Heads up if you use an inventory
I have been reading about inventories and schedules of condition recently and won't bore you all with the detail, but suffice it to say that The legal view presented was that inventories and/or schedules of condition should be properly integrated into the tenancy agreement if you intend to rely on them in a court case. If they are not fully incorporated into the TA then although the courts may accept them as evidence of the contents and condition of the property, they are not obliged to and technically should reject them as the contract makes no reference to them.
I use the standard RLA model AST for all my tenancies and on looking through the current version noted that the only reference to an inventory/schedule of condition is clause 19 - "Pay our reasonable charges including our costsfor preparing and checking any inventory or condition schedule at the beginning and end of the tenancy". I don't make such a charge so routinely cross through this clause anyway.

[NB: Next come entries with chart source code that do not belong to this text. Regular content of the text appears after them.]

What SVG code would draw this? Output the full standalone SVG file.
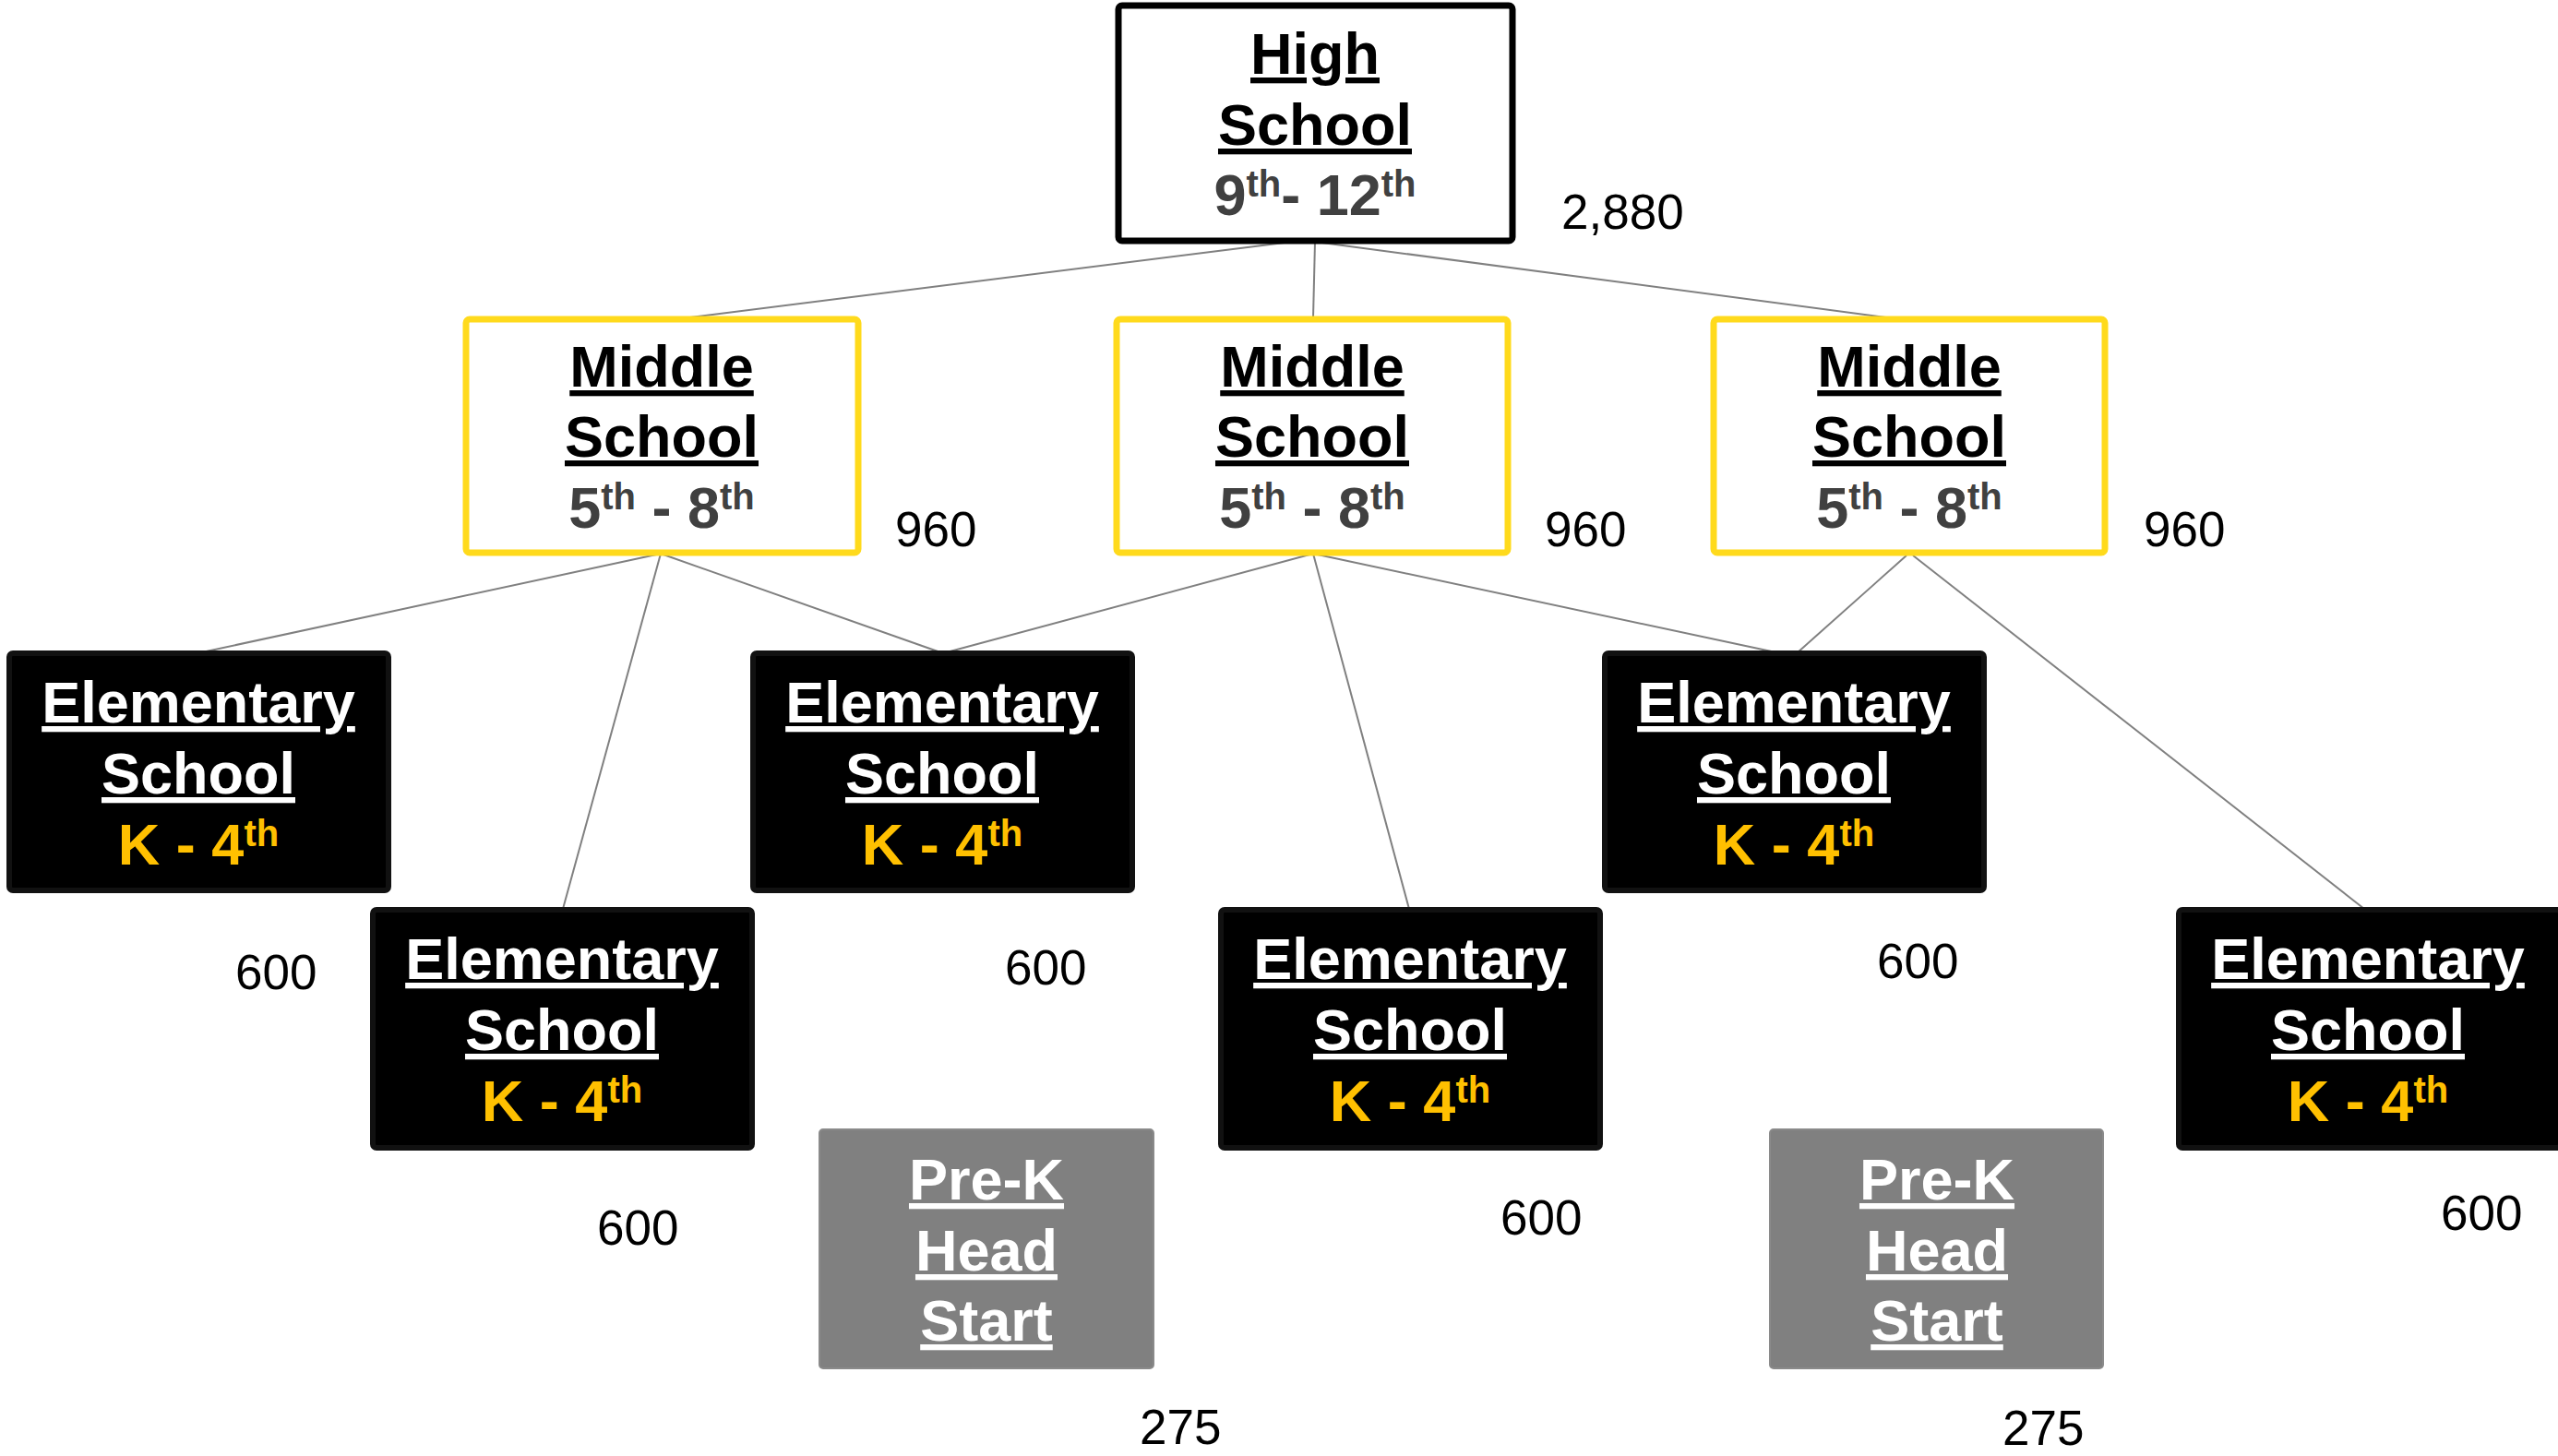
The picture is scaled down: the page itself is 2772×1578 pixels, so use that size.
<svg xmlns="http://www.w3.org/2000/svg" width="2772" height="1578" viewBox="0 0 2772 1578">
<style>
.t{font-family:"Liberation Sans",Arial,sans-serif;font-weight:bold;font-size:63px;text-anchor:middle}
.u{text-decoration:underline}
.blk{fill:#000}
.wht{fill:#fff}
.dg{fill:#404040}
.gold{fill:#FFC000}
.sup{font-size:40px}
.num{font-family:"Liberation Sans",Arial,sans-serif;font-size:53px;fill:#000}
.hs{fill:#fff;stroke:#000;stroke-width:7}
.ms{fill:#fff;stroke:#FFDA1C;stroke-width:7}
.es{fill:#000;stroke:#111;stroke-width:6}
.pk{fill:#808080;stroke:#8a8a8a;stroke-width:2}
.c line{stroke:#808080;stroke-width:2}
</style>
<rect width="2772" height="1578" fill="#fff"/>
<g id="connectors" class="c">
<line x1="1400" y1="262" x2="740" y2="345"/>
<line x1="1425" y1="262" x2="1423" y2="345"/>
<line x1="1425" y1="262" x2="2051" y2="345"/>
<line x1="716" y1="600" x2="214" y2="708"/>
<line x1="716" y1="600" x2="610" y2="985"/>
<line x1="716" y1="600" x2="1022" y2="708"/>
<line x1="1423" y1="600" x2="1022" y2="708"/>
<line x1="1423" y1="600" x2="1527" y2="985"/>
<line x1="1423" y1="600" x2="1929" y2="708"/>
<line x1="2066" y1="602" x2="1947" y2="708"/>
<line x1="2073" y1="602" x2="2562" y2="985"/>
</g>
<g id="high-school">
<rect class="hs" x="1212" y="6" width="427" height="255" rx="4"/>
<text class="t u blk" x="1425" y="80">High</text>
<text class="t u blk" x="1425" y="157">School</text>
<text class="t dg" x="1425" y="233">9<tspan class="sup" dy="-20">th</tspan><tspan dy="20">- 12</tspan><tspan class="sup" dy="-20">th</tspan></text>
<text class="num" x="1692" y="248">2,880</text>
</g>
<g id="middle-1">
<rect class="ms" x="505" y="346" width="425" height="253" rx="4"/>
<text class="t u blk" x="717" y="419">Middle</text>
<text class="t u blk" x="717" y="495">School</text>
<text class="t dg" x="717" y="572">5<tspan class="sup" dy="-20">th</tspan><tspan dy="20"> - 8</tspan><tspan class="sup" dy="-20">th</tspan></text>
<text class="num" x="970" y="592">960</text>
</g>
<g id="middle-2">
<rect class="ms" x="1210" y="346" width="424" height="253" rx="4"/>
<text class="t u blk" x="1422" y="419">Middle</text>
<text class="t u blk" x="1422" y="495">School</text>
<text class="t dg" x="1422" y="572">5<tspan class="sup" dy="-20">th</tspan><tspan dy="20"> - 8</tspan><tspan class="sup" dy="-20">th</tspan></text>
<text class="num" x="1674" y="592">960</text>
</g>
<g id="middle-3">
<rect class="ms" x="1857" y="346" width="424" height="253" rx="4"/>
<text class="t u blk" x="2069" y="419">Middle</text>
<text class="t u blk" x="2069" y="495">School</text>
<text class="t dg" x="2069" y="572">5<tspan class="sup" dy="-20">th</tspan><tspan dy="20"> - 8</tspan><tspan class="sup" dy="-20">th</tspan></text>
<text class="num" x="2323" y="592">960</text>
</g>
<g id="elementary-1">
<rect class="es" x="10" y="708" width="411" height="257" rx="4"/>
<text class="t u wht" x="215" y="783">Elementary</text>
<text class="t u wht" x="215" y="860">School</text>
<text class="t gold" x="215" y="937">K - 4<tspan class="sup" dy="-20">th</tspan></text>
<text class="num" x="255" y="1072">600</text>
</g>
<g id="elementary-2">
<rect class="es" x="404" y="986" width="411" height="258" rx="4"/>
<text class="t u wht" x="609" y="1061">Elementary</text>
<text class="t u wht" x="609" y="1138">School</text>
<text class="t gold" x="609" y="1215">K - 4<tspan class="sup" dy="-20">th</tspan></text>
<text class="num" x="647" y="1349">600</text>
</g>
<g id="elementary-3">
<rect class="es" x="816" y="708" width="411" height="257" rx="4"/>
<text class="t u wht" x="1021" y="783">Elementary</text>
<text class="t u wht" x="1021" y="860">School</text>
<text class="t gold" x="1021" y="937">K - 4<tspan class="sup" dy="-20">th</tspan></text>
<text class="num" x="1089" y="1067">600</text>
</g>
<g id="elementary-4">
<rect class="es" x="1323" y="986" width="411" height="258" rx="4"/>
<text class="t u wht" x="1528" y="1061">Elementary</text>
<text class="t u wht" x="1528" y="1138">School</text>
<text class="t gold" x="1528" y="1215">K - 4<tspan class="sup" dy="-20">th</tspan></text>
<text class="num" x="1626" y="1338">600</text>
</g>
<g id="elementary-5">
<rect class="es" x="1739" y="708" width="411" height="257" rx="4"/>
<text class="t u wht" x="1944" y="783">Elementary</text>
<text class="t u wht" x="1944" y="860">School</text>
<text class="t gold" x="1944" y="937">K - 4<tspan class="sup" dy="-20">th</tspan></text>
<text class="num" x="2034" y="1060">600</text>
</g>
<g id="elementary-6">
<rect class="es" x="2361" y="986" width="414" height="258" rx="4"/>
<text class="t u wht" x="2566" y="1061">Elementary</text>
<text class="t u wht" x="2566" y="1138">School</text>
<text class="t gold" x="2566" y="1215">K - 4<tspan class="sup" dy="-20">th</tspan></text>
<text class="num" x="2645" y="1333">600</text>
</g>
<g id="prek-1">
<rect class="pk" x="888" y="1224" width="362" height="259" rx="4"/>
<text class="t u wht" x="1069" y="1300">Pre-K</text>
<text class="t u wht" x="1069" y="1377">Head</text>
<text class="t u wht" x="1069" y="1453">Start</text>
<text class="num" x="1235" y="1565">275</text>
</g>
<g id="prek-2">
<rect class="pk" x="1918" y="1224" width="361" height="259" rx="4"/>
<text class="t u wht" x="2099" y="1300">Pre-K</text>
<text class="t u wht" x="2099" y="1377">Head</text>
<text class="t u wht" x="2099" y="1453">Start</text>
<text class="num" x="2170" y="1566">275</text>
</g>
</svg>
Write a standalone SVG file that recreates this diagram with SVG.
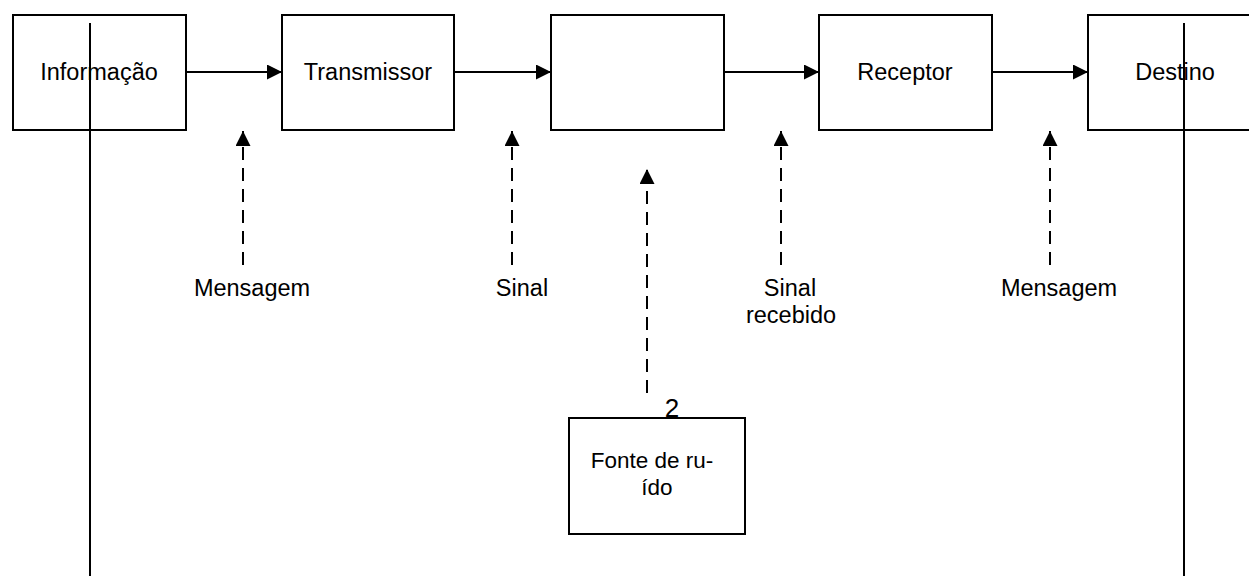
<svg xmlns="http://www.w3.org/2000/svg" width="1249" height="576" viewBox="0 0 1249 576">
<style>
.box{fill:#fff;stroke:#000;stroke-width:2}
.t{font-family:"Liberation Sans",Arial,sans-serif;font-size:23.5px;fill:#000;text-anchor:middle}
.ln{stroke:#000;stroke-width:2;fill:none}
.dash{stroke:#000;stroke-width:2;fill:none;stroke-dasharray:13 8}
</style>
<defs>
<marker id="ah" viewBox="0 0 15 15" refX="15" refY="7.5" markerWidth="15" markerHeight="15" markerUnits="userSpaceOnUse" orient="auto">
<path d="M0,0 L15,7.5 L0,15 Z" fill="#000"/>
</marker>
</defs>
<rect width="1249" height="576" fill="#fff"/>
<g id="informacao"><rect class="box" x="13" y="15" width="173" height="115"/><text class="t" x="99" y="80">Informação</text></g>
<g id="transmissor"><rect class="box" x="282" y="15" width="172" height="115"/><text class="t" x="368" y="80">Transmissor</text></g>
<g id="canal"><rect class="box" x="551" y="15" width="173" height="115"/></g>
<g id="receptor"><rect class="box" x="819" y="15" width="173" height="115"/><text class="t" x="905" y="80">Receptor</text></g>
<g id="destino"><rect class="box" x="1088" y="15" width="174" height="115"/><text class="t" x="1175" y="80">Destino</text></g>
<g id="fonte-ruido"><rect class="box" x="569" y="418" width="176" height="116"/><text class="t" x="652" y="468" style="font-size:22.5px">Fonte de ru-</text><text class="t" x="657" y="495" style="font-size:22.5px">ído</text></g>
<g id="label-2"><text class="t" x="672" y="417" style="font-size:26px">2</text></g>
<g id="connectors">
<line class="ln" x1="90" y1="23" x2="90" y2="576"/>
<line class="ln" x1="1184" y1="23" x2="1184" y2="576"/>
<line class="ln" x1="186" y1="72" x2="282" y2="72" marker-end="url(#ah)"/>
<line class="ln" x1="454" y1="72" x2="551" y2="72" marker-end="url(#ah)"/>
<line class="ln" x1="724" y1="72" x2="819" y2="72" marker-end="url(#ah)"/>
<line class="ln" x1="992" y1="72" x2="1088" y2="72" marker-end="url(#ah)"/>
<line class="dash" x1="243" y1="265" x2="243" y2="131" marker-end="url(#ah)"/>
<line class="dash" x1="512" y1="265" x2="512" y2="131" marker-end="url(#ah)"/>
<line class="dash" x1="781" y1="265" x2="781" y2="131" marker-end="url(#ah)"/>
<line class="dash" x1="1050" y1="265" x2="1050" y2="131" marker-end="url(#ah)"/>
<line class="dash" x1="647" y1="393" x2="647" y2="169" marker-end="url(#ah)"/>
</g>
<g id="labels">
<text class="t" x="252" y="296">Mensagem</text>
<text class="t" x="522" y="296">Sinal</text>
<text class="t" x="790" y="296">Sinal</text>
<text class="t" x="791" y="323">recebido</text>
<text class="t" x="1059" y="296">Mensagem</text>
</g>
</svg>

I wrote to the RLA about this and spoke to one of the staff today. Their view was that as inventories/condition schedules are not used universally by landlords, they have not incorporated them into their model and leave this for landlords to add as an addendum if they wish. In some ways this is fair enough, but I am concerned that this may not be something that can be dealt with simply by adding text as an addendum. In order to be fully incorporated the TA may need to be more fundamentally revised to refer to the inventory in all section dealing with repairs, renewals or damage to the property. This also seems to be an area where the drafting needs to be fairly precise in order to be effective and not something I would attempt to knock-up myself.
I raise this now mainly as a heads-up for others who use the RLA model AST as this is something that you may also want to consider in future. I have looked at the Government's model AST which does have references to the inventory/report of condition fully integrated but its 50 pages long! The things I value about the RLA model are its brevity and clarity but I may have to reconsider using it in future if there is a risk that my very detailed and carefully prepared inventories are going to be rejected if they ever get to court.